MKL’s vdsin is slower than the intrinsic sin?

CRquantum · ‎04-04-2022

I use Intel OneAPI 2022.0.3, linked with Intel MKL cluster library as below

I have a simple code as below,

!include "_rms.fi"
program avx
implicit none
!include "mkl_vml.f90"
integer, parameter :: dp = kind(0.d0)
real(dp) :: t1, t2, r

call cpu_time(t1)
r = f(100000000)
call cpu_time(t2)

print *, "Time", t2-t1
print *, r

contains

    real(dp) function f(N) result(r)
    integer, intent(in) :: N
    integer :: i
    real(dp) :: j(N)   
    call vdsin(N,(dble([(i,i=1,N)])),j)  
    r = sum(j)   
    !r = sum(sin(dble([(i,i=1,N)])))
    return
    end function

end program

I found that using MKL's vdsin is 2 times slower than simply using sin.

I mean, if I do

r = sum(sin(dble([(i,i=1,N)])))

it is two times faster than using MKL’s vdsin as below

    call vdsin(N,(dble([(i,i=1,N)])),j)
    r = sum(j)

Does anyone know why MKL's vdsin is slower than the intrinsic sin? Or how to correctly use MKL's vdsin or MKL in general?

Thanks much in advance!

PS.

A similar post is here below too,

https://fortran-lang.discourse.group/t/why-mkls-vdsin-is-slower-than-the-intrinsic-sin/3108/3

Barbara_P_Intel · ‎04-04-2022

I'm moving this over to the MKL Forum. They will be able to help you better.

CRquantum · ‎04-04-2022

OK, thank you Barbara.

ShanmukhS_Intel · ‎04-06-2022

Hi,

Thank you for posting on Intel Communities.
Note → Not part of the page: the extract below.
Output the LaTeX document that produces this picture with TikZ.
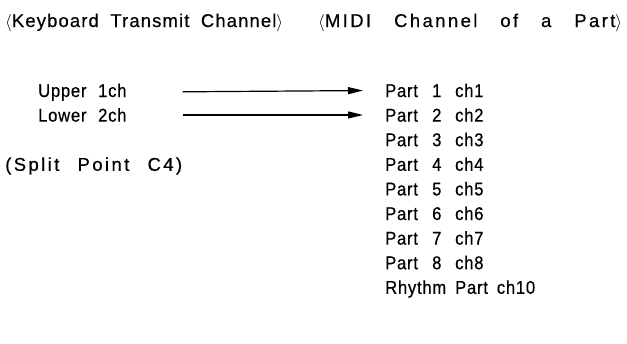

>>Does anyone know why MKL's vdsin is slower than the intrinsic sin?

We would like to recommend you to try compiling and running the code using oneAPI command prompt and check if issue persists.

In addition, We are facing unhandled exception while running the shared code (Attached the screenshot for your reference). Could you please share us the Visual Studio project file of the sample project code you are using, so that it would help us in analyzing the issue better.

Best Regards,

Shanmukh.SS

CRquantum · ‎04-06-2022

Thanks Shanmukh.SS.

The file is attached. Please unzip it and open the sln file and build and run.
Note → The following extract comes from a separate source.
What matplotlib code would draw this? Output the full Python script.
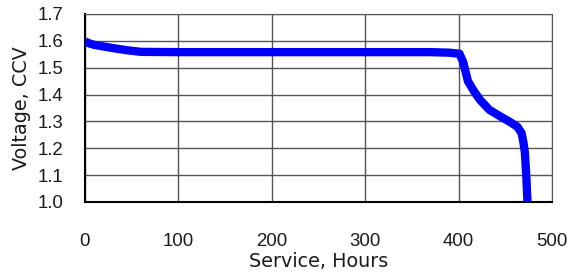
import matplotlib
matplotlib.use("Agg")
import matplotlib.pyplot as plt

hours = [0, 5, 10, 20, 30, 45, 60, 100, 200, 300, 370, 390, 401, 405, 410, 416, 423, 433, 445, 455, 463, 467.5, 469.5, 471, 472.5, 473.5, 474]
volts = [1.598, 1.590, 1.585, 1.579, 1.573, 1.565, 1.559, 1.558, 1.558, 1.558, 1.558, 1.556, 1.552, 1.52, 1.45, 1.415, 1.38, 1.343, 1.318, 1.298, 1.28, 1.256, 1.22, 1.183, 1.095, 1.02, 0.98]
xticks = [0, 100, 200, 300, 400, 500]
yticks = [1.0, 1.1, 1.2, 1.3, 1.4, 1.5, 1.6, 1.7]

plt.rcParams['font.family'] = ['Liberation Sans', 'DejaVu Sans']
fig = plt.figure(figsize=(5.7, 2.75), dpi=100)
ax = fig.add_axes([85/570, 1 - 202/275, (552-85)/570, (202-14)/275])
ax.plot(hours, volts, color='#0000ff', lw=6, solid_capstyle='butt', solid_joinstyle='round', zorder=3)
ax.set_xlim(0, 500)
ax.set_ylim(1.0, 1.7)
ax.set_xticks(xticks)
ax.set_yticks(yticks)
ax.set_yticklabels([f"{v:.1f}" for v in yticks])
ax.grid(True, color='#555555', lw=1)
ax.tick_params(length=0, labelsize=13.4, colors='#1a1a1a')
ax.tick_params(axis='x', pad=22.5)
ax.tick_params(axis='y', pad=15.6)
for s in ['top', 'right']:
    ax.spines[s].set_color('#555555')
for s in ['left', 'bottom']:
    ax.spines[s].set_color('black')
    ax.spines[s].set_linewidth(1.5)
ax.set_xlabel('Service, Hours', fontsize=13.8, color='#1a1a1a', labelpad=1,
              family=['DejaVu Sans'])
ax.set_ylabel('Voltage, CCV', fontsize=13.8, color='#1a1a1a', labelpad=4.6,
              family=['DejaVu Sans'])
fig.savefig('out.png', dpi=100)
there two functions, f uses the intrinsic sin function, f2 usues MKL's vdsin.

It seems function f is about 2X faster than vdsin, at least on my laptop Thinkpad P72 with Xeon-2186m.

If there are any news please let me know.

Thank you very much indeed.

Best regards,

Rong

ShanmukhS_Intel · ‎04-14-2022

Hi,

Thanks for sharing the project file and necessary steps. We are working on your issue internally. We will get back to you soon with an update.

Best Regards,

Shanmukh.SS

ShanmukhS_Intel · ‎04-18-2022

Hi,

Could you please try running the code once again by turning off all optimizations and check if any performance improvement in vdsin, as we have seen performance increase in vdsin after disabling optimizations.

Best Regards,

Shanmukh.SS

ShanmukhS_Intel · ‎04-25-2022

Hi,

Reminder:

Has the solution provided helped? Is your issue resolved? Could you please let us know if we could close this thread at our end.

Best Regards,

Shanmukh.SS

ShanmukhS_Intel · ‎05-02-2022

Hi,

We assume that your issue is resolved. If you need any additional information, please post a new question as this thread will no longer be monitored by Intel.

Best Regards,

Shanmukh.SS